D.A.R.E. POSTER WINNERS. Students in the Drug Abuse Resistance Education class at the Arthur Grade school draw posters illustrating the lessons they learn during the class. A panel of teachers and staff vote on their favorite poster in each class and then they are turned into banners that are displayed on the fence along Vine Street. Pictured at the top is Kyndrie Carter, the winner in Mrs. Kauffman’s class. She is the daughter of Erica and JJ Carter. At the bottom is Jase Kingery, the winner in Mr. Punches’s class. He is the son of Aubrey and Zack Kingery.
“There is no doubt that kids today grow up in a complex and confusing world. Through television, movies, music and most of all, their peers, our kids are exposed to drugs at a very early age. They’re our kids, …. Our future, and we want their futures to be bright, secure, healthy, and safe.”
That was just part of the message Police Chief Mike Goodman, D.A.R.E. instructor told the 35 fifth graders who completed the Drug Abuse Resistance Education class during the D.A.R.E. graduation on Thursday, May 12, at the Arthur Grade School.

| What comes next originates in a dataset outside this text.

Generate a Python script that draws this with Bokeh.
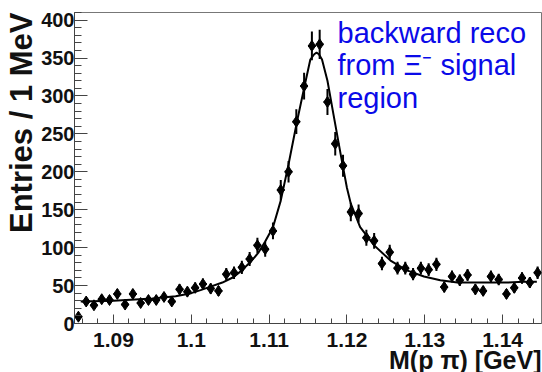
import numpy as np
from bokeh.plotting import figure
from bokeh.models import FixedTicker, CustomJSTickFormatter, Label, Range1d, Title
from bokeh.embed import file_html
from bokeh.resources import INLINE

# bin centres of M(p pi) [GeV], 1 MeV bins from 1.085 to 1.145
mass = [1.0855, 1.0865, 1.0875, 1.0885, 1.0895, 1.0905, 1.0915, 1.0925, 1.0935, 1.0945,
        1.0955, 1.0965, 1.0975, 1.0985, 1.0995, 1.1005, 1.1015, 1.1025, 1.1035, 1.1045,
        1.1055, 1.1065, 1.1075, 1.1085, 1.1095, 1.1105, 1.1115, 1.1125, 1.1135, 1.1145,
        1.1155, 1.1165, 1.1175, 1.1185, 1.1195, 1.1205, 1.1215, 1.1225, 1.1235, 1.1245,
        1.1255, 1.1265, 1.1275, 1.1285, 1.1295, 1.1305, 1.1315, 1.1325, 1.1335, 1.1345,
        1.1355, 1.1365, 1.1375, 1.1385, 1.1395, 1.1405, 1.1415, 1.1425, 1.1435, 1.1445]
counts = [9, 29, 24, 32, 31, 39, 25, 39, 27, 31,
          31, 35, 29, 45, 42, 47, 52, 46, 43, 65,
          67, 74, 85, 103, 98, 122, 176, 200, 266, 313,
          366, 368, 292, 237, 208, 147, 145, 113, 109, 79,
          94, 73, 73, 65, 73, 71, 78, 48, 62, 57,
          64, 45, 43, 62, 58, 39, 47, 60, 54, 67]
errors = [3.0, 5.4, 4.9, 5.7, 5.6, 6.2, 5.0, 6.2, 5.2, 5.6,
          5.6, 5.9, 5.4, 6.7, 6.5, 6.9, 7.2, 6.8, 6.6, 8.1,
          8.2, 8.6, 9.2, 10.1, 9.9, 11.0, 13.3, 14.1, 16.3, 17.7,
          19.1, 19.2, 17.1, 15.4, 14.4, 12.1, 12.0, 10.6, 10.4, 8.9,
          9.7, 8.5, 8.5, 8.1, 8.5, 8.4, 8.8, 6.9, 7.9, 7.5,
          8.0, 6.7, 6.6, 7.9, 7.6, 6.2, 6.9, 7.7, 7.3, 8.2]
half_bin = 0.0005

# fitted curve
fit_x = [1.0858, 1.0900, 1.0950, 1.0980, 1.1000, 1.1012, 1.1023, 1.1040, 1.1054, 1.1065,
         1.1076, 1.1086, 1.1095, 1.1105, 1.1115, 1.1125, 1.1136, 1.1146, 1.1153, 1.1158,
         1.1161, 1.1164, 1.1168, 1.1175, 1.1183, 1.1192, 1.1200, 1.1205, 1.1217, 1.1235,
         1.1256, 1.1277, 1.1299, 1.1320, 1.1342, 1.1363, 1.1385, 1.1406, 1.1427, 1.1444]
fit_y = [29, 30, 33, 36, 40, 44, 48, 54, 61, 70,
         81, 93, 108, 127, 162, 210, 267, 315, 348, 355,
         357, 355, 348, 320, 274, 223, 179, 158, 127, 103,
         83, 70, 62, 57, 54, 54, 54, 54, 55, 55]

x_ticks = [1.09, 1.10, 1.11, 1.12, 1.13, 1.14]
x_minor = [round(1.086 + 0.002 * i, 3) for i in range(30)]
y_ticks = [0, 50, 100, 150, 200, 250, 300, 350, 400]
y_minor = list(range(0, 411, 10))

legend_lines = ["backward reco", "from \u039e\u207b signal", "region"]
x_title = "M(p \u03c0) [GeV]"
y_title = "Entries / 1 MeV"

FONT = "Liberation Sans"

p = figure(width=542, height=372, x_range=Range1d(1.085, 1.145), y_range=Range1d(0, 410),
           output_backend="svg", toolbar_location=None,
           min_border_left=74, min_border_right=1, min_border_top=12, min_border_bottom=49)
p.background_fill_color = "white"
p.border_fill_color = "white"
p.grid.visible = False
p.outline_line_color = "#777777"
p.outline_line_width = 1

xa = p.xaxis[0]
ya = p.yaxis[0]
xa.ticker = FixedTicker(ticks=x_ticks, minor_ticks=x_minor)
xa.formatter = CustomJSTickFormatter(code="return String(Math.round(tick*1000)/1000);")
ya.ticker = FixedTicker(ticks=y_ticks, minor_ticks=y_minor)
for ax in (xa, ya):
    ax.major_tick_out = 0
    ax.minor_tick_out = 0
    ax.axis_line_color = "#444444"
    ax.major_tick_line_color = "#444444"
    ax.minor_tick_line_color = "#444444"
    ax.major_label_text_font = FONT
    ax.major_label_text_font_style = "bold"
    ax.major_label_text_color = "#111111"
xa.major_tick_in = 9
xa.minor_tick_in = 5
ya.major_tick_in = 13
ya.minor_tick_in = 7
xa.major_label_text_font_size = "21px"
ya.major_label_text_font_size = "20px"
xa.major_label_standoff = 9
ya.major_label_standoff = 0

p.add_layout(Title(text=x_title, align="right", text_font=FONT, text_font_style="bold",
                   text_font_size="25px", text_color="#111111", standoff=-12), "below")
p.add_layout(Title(text=y_title, align="right", vertical_align="top", text_font=FONT,
                   text_font_style="bold", text_font_size="31px", text_color="#111111",
                   standoff=-4), "left")

m = np.array(mass)
c = np.array(counts)
e = np.array(errors)
p.segment(x0=m, y0=c - e, x1=m, y1=c + e, line_color="black", line_width=2)
p.segment(x0=m - half_bin, y0=c, x1=m + half_bin, y1=c, line_color="black", line_width=2)
p.scatter(m, c, marker="diamond", size=11, color="black")
p.line(fit_x, fit_y, line_color="black", line_width=2)

for i, line in enumerate(legend_lines):
    p.add_layout(Label(x=263, y=291 - 32.5 * i, x_units="screen", y_units="screen",
                       text=line, text_align="left", text_baseline="alphabetic",
                       text_font=FONT, text_font_size="29px", text_color="#0a0ae8"))

open("out.html", "w").write(file_html(p, INLINE))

The program brought to conclusion the school’s 35th Drug Abuse Resistance Education class and the 24th year Police Chief Mike Goodman has taught. Over 1,200 students have completed D.A.R.E. since the first class was offered in 1987.
DARE’s primary mission is to provide kids with the information and skills they need to live drug and violence free lives. It establishes positive relationships between students and law enforcement, teachers, parents, and other community leaders.
Village President Rod Randall thanked the parents who encourage and support their children into becoming happy, healthy, and productive members of society. “Without your continuing guidance, the lessons and effects of this program may soon be forgotten,” he stated. “Hopefully the things you have learned will help you make good life decisions in the future,” he told the 2022 graduates.
Randall also thanked Arthur Chief of Police Mike Goodman for his years of dedication to the program and the school district for supporting the police department in conducting this year’s D.A.R.E. program.
As Goodman looked at the fifth graders for the final time, he said, “As I stand here at this graduation, and I look at you, the graduates of this program, I wonder…., I wonder if you will remember the commitments that you have made in this course, the promises that you will keep your bodies free from drugs and alcohol, I wonder… will you make good decisions about risky behaviors, that you will say “no”. Just remember that you are not alone. Look around you, at your classmates, your family, the school officials, and community leaders. Take strength from the fact that all these people will support you and assist you in being true to these commitments that you have made. You have the tools and support that you can rely on to be extraordinary.”
Fifth grader Greyson Yoder opened the ceremony with the welcome. Denton Marner led everyone in reciting the Pledge of Allegiance.
Two students were recognized for an outstanding job with their DARE Posters. The top poster in Mrs. Kauffman’s class was created by Kyndrie Carter and the winning poster in Mr. Punches’s class went to Jase Kingery. Their posters have been made into banners and are proudly displayed at the Arthur Grade School on the fence out on Vine Steet. Other posters are on display in stores and business windows downtown.
Three students read their commitment essays: Kyndrie Carter, Laila Sanchez, and Payton Tinkle. Karissa Gingerich was not in attendance to read her essay.
In the first lesson, students learned that Daren the Lion, the mascot for the DARE program, stands for courage. It often takes courage to do the right thing, when you are pressured to do something that you know is not right. Jezmin Gutierrez was selected this year to keep Darin.
In addition to receiving certificates, students received D.A.R.E. t-shirts provided by members of Lodge #742 of the International Order of Oddfellows and Rebekah Lodge #347.